### YOUR TASK:
Pull every line that holds the word "script" from the entries.

### DATASET RECORDS:
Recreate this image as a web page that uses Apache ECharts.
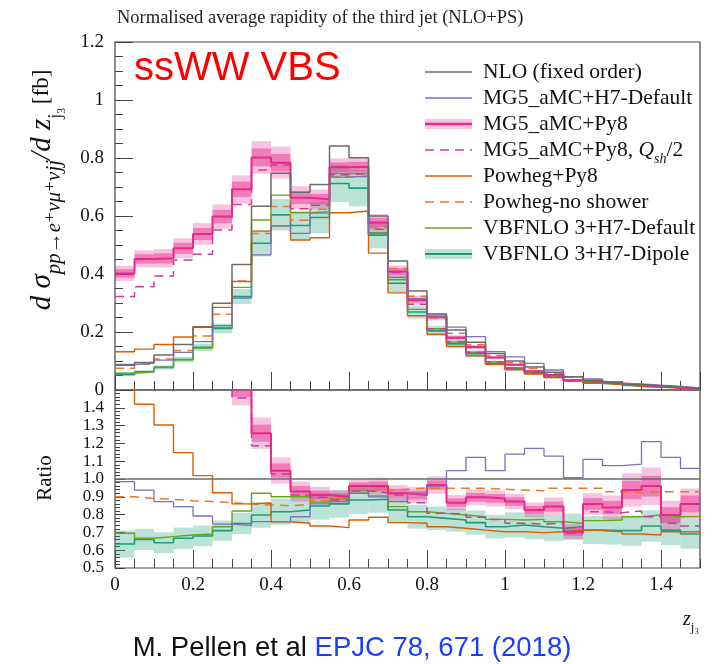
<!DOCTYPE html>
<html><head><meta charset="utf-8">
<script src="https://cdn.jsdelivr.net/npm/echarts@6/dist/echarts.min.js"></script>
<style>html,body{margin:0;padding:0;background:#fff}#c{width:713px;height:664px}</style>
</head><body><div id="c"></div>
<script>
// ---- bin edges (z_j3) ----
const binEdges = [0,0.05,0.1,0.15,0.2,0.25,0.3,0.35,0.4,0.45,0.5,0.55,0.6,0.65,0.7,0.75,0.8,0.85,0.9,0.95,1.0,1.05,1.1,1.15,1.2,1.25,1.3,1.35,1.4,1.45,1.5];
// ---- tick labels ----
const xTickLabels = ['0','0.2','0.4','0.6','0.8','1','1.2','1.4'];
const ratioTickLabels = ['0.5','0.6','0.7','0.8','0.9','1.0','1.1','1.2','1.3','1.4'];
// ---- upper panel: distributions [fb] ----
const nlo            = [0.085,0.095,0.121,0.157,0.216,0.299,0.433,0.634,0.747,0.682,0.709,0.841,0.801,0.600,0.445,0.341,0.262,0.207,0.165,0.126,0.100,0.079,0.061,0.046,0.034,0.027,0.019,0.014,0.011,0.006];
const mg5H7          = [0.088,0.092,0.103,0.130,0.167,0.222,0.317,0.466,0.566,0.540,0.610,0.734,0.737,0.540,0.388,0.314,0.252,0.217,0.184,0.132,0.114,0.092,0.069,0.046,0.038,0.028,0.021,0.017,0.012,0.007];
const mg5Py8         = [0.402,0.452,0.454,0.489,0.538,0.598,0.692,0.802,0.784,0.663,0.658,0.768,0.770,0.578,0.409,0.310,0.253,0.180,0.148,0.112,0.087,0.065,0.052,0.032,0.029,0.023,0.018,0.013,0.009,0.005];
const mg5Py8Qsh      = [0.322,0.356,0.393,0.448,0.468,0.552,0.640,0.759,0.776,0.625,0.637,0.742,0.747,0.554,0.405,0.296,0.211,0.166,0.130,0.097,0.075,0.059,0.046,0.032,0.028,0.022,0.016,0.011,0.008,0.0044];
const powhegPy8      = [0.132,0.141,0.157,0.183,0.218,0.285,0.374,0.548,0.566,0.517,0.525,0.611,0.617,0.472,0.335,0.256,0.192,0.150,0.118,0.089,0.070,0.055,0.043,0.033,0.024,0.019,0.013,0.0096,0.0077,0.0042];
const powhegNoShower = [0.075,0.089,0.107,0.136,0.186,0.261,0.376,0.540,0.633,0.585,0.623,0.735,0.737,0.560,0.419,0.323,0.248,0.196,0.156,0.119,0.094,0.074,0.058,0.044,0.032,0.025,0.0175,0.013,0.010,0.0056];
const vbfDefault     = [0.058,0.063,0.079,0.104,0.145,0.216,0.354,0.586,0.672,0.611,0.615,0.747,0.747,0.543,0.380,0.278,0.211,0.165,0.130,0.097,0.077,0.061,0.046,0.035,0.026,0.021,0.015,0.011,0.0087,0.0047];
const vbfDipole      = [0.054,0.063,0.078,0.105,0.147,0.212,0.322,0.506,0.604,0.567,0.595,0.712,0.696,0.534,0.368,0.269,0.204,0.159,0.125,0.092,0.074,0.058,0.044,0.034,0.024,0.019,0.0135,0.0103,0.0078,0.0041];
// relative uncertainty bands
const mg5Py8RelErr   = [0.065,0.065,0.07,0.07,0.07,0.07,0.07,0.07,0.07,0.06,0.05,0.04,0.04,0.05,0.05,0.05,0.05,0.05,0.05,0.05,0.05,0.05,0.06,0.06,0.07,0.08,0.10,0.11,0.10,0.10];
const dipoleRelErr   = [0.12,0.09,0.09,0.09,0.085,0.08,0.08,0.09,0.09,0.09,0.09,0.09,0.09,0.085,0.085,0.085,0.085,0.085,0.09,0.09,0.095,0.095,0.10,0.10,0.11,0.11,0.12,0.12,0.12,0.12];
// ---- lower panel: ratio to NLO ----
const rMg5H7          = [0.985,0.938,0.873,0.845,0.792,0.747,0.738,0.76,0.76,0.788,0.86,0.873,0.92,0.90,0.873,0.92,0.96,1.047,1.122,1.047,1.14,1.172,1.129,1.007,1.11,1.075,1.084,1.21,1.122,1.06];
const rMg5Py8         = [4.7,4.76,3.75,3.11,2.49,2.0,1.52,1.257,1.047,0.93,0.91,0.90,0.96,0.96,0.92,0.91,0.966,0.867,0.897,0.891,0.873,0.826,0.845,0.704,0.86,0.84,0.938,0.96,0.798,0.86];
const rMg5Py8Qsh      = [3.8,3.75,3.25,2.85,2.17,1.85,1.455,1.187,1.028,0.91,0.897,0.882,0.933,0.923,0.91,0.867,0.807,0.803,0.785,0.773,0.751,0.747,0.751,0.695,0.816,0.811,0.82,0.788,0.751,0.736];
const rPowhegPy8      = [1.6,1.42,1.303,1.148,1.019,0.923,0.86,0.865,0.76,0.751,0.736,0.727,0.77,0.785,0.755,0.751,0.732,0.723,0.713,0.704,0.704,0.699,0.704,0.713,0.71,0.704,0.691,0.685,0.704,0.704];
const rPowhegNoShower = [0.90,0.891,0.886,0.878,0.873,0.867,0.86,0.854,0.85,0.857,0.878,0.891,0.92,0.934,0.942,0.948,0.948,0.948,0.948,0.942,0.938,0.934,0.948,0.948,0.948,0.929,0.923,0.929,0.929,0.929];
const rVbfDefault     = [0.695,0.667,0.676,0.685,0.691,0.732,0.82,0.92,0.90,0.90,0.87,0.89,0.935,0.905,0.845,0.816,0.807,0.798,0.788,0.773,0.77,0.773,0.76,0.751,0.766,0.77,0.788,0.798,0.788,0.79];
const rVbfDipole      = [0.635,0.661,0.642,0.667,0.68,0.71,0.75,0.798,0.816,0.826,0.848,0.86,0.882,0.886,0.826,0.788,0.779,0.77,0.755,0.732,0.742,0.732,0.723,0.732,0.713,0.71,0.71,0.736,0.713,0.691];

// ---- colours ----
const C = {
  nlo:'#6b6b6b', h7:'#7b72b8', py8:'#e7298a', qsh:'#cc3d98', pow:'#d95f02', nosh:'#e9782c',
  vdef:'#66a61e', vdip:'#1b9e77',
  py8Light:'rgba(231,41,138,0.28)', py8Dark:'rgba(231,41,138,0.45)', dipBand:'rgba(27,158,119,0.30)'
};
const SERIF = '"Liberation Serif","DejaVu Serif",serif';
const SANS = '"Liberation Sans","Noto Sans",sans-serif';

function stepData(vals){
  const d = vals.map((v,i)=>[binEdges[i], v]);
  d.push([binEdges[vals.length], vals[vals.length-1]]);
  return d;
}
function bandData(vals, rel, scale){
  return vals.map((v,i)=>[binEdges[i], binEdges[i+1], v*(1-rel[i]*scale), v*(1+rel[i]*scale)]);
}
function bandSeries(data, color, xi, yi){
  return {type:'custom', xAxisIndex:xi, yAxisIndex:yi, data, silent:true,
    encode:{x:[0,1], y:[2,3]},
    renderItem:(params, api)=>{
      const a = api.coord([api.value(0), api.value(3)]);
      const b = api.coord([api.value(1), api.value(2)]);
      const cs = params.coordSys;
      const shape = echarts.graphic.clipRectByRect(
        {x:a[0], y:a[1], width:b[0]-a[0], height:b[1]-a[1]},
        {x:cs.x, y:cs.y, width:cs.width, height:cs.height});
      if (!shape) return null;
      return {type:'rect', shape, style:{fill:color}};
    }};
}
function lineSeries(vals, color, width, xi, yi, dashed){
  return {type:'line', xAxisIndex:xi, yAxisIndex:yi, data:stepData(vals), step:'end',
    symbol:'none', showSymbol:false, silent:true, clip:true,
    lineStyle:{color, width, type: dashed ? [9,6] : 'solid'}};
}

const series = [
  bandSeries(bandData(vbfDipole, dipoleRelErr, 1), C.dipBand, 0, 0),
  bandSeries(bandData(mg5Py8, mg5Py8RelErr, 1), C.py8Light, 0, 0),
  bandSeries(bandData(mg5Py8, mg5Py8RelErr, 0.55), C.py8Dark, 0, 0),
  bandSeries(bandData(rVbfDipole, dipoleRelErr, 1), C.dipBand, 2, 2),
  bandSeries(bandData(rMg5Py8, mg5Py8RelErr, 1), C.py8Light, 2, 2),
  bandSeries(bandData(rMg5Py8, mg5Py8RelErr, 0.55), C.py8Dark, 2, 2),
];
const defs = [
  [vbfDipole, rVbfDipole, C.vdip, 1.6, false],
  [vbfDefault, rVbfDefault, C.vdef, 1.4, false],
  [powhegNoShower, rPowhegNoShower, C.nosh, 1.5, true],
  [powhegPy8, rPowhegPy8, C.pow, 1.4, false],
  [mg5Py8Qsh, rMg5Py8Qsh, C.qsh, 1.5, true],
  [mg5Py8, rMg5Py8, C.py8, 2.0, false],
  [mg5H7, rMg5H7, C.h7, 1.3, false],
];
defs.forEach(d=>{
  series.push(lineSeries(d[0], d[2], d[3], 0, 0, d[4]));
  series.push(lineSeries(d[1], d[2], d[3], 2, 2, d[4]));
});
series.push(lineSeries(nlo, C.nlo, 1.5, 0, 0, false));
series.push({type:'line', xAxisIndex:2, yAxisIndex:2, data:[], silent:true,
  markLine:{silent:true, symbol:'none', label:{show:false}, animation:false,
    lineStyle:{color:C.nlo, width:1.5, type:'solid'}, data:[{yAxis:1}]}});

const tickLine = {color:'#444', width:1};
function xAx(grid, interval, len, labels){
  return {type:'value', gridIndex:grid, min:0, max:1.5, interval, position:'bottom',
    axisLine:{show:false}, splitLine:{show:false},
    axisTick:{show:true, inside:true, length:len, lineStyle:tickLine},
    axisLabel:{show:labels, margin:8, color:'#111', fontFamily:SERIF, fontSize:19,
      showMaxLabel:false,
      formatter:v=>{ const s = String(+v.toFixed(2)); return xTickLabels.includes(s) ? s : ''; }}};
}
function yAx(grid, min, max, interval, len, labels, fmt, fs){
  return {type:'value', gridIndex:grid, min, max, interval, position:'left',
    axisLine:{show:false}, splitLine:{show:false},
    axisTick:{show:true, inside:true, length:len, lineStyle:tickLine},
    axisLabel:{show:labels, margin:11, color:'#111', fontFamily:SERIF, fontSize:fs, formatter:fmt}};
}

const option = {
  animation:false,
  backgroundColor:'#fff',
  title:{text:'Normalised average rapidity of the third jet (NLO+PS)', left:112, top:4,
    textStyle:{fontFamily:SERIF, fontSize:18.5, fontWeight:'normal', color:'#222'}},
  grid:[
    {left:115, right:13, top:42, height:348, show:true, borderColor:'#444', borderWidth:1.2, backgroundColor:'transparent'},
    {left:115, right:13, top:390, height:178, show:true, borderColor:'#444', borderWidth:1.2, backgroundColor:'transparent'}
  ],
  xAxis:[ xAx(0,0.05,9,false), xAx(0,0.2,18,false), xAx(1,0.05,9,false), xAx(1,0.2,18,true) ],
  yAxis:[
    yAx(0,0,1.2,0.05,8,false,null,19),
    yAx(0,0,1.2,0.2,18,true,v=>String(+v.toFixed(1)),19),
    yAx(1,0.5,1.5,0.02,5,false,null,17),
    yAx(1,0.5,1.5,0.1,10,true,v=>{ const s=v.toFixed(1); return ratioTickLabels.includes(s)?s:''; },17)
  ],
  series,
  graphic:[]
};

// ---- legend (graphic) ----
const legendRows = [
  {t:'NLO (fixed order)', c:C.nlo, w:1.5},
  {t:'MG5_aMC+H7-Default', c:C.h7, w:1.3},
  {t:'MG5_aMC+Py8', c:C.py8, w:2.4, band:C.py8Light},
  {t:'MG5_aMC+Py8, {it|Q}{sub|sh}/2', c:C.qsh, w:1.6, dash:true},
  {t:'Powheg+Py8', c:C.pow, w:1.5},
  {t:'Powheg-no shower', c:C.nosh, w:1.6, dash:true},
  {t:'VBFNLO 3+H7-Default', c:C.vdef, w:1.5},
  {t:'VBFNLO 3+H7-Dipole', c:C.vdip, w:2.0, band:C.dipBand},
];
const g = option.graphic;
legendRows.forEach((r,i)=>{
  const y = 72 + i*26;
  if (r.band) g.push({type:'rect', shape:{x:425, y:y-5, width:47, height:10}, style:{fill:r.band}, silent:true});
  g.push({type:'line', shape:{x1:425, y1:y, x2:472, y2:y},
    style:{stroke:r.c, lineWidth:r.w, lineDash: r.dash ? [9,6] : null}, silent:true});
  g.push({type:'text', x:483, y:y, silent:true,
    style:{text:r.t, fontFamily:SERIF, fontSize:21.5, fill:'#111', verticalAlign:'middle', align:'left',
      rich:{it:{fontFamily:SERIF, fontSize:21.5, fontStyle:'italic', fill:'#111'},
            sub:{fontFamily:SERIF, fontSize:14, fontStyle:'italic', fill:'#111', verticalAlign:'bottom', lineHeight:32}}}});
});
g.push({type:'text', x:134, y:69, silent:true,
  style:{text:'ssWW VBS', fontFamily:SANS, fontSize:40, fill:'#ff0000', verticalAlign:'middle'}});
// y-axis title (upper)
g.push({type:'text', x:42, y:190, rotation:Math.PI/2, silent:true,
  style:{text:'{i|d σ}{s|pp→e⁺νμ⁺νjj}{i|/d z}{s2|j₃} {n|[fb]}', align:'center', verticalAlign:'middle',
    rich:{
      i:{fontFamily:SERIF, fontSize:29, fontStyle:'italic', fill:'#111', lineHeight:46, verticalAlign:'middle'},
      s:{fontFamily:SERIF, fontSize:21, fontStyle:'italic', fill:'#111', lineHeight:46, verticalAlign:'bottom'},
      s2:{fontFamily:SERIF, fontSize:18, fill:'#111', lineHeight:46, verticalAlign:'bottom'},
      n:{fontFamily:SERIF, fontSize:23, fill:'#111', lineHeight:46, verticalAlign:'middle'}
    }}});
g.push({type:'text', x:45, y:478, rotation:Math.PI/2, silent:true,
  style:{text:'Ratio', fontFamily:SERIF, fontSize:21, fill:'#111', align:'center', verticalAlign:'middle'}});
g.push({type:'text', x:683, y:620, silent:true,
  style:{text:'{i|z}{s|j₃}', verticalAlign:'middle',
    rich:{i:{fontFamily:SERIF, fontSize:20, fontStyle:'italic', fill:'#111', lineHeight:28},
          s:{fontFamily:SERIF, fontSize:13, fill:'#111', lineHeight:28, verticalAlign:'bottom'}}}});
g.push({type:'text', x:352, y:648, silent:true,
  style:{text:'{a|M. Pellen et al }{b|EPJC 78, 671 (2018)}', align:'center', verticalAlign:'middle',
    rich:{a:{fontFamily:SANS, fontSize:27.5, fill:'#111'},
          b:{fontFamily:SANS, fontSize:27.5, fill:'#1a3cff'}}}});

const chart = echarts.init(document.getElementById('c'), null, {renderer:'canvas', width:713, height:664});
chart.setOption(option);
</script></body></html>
--
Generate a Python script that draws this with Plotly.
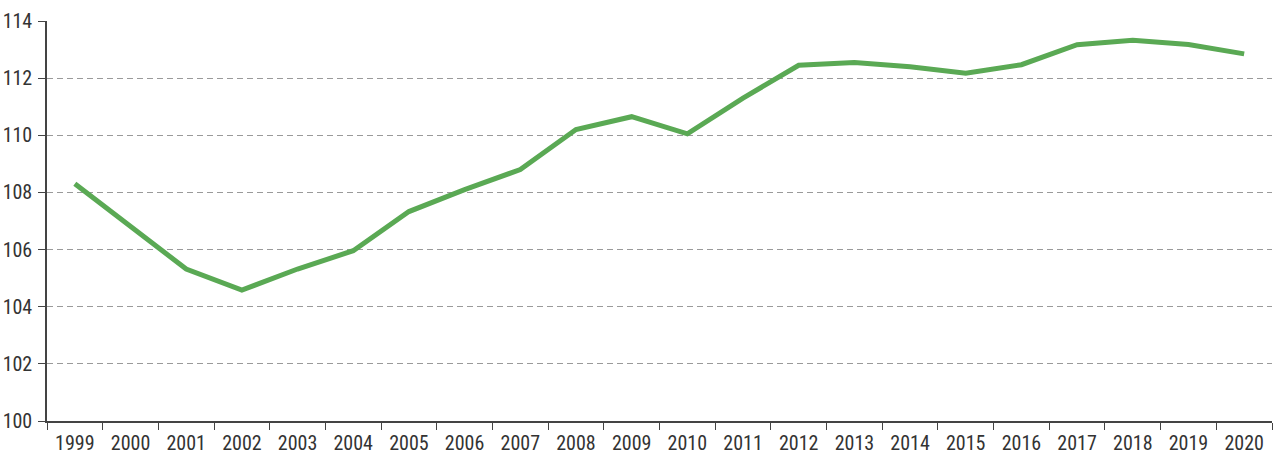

### SOLUTION:
<script src="https://cdn.jsdelivr.net/npm/echarts@6/dist/echarts.min.js"></script>
<script>
</script></body></html>
Generate a Python script that draws this with Plotly.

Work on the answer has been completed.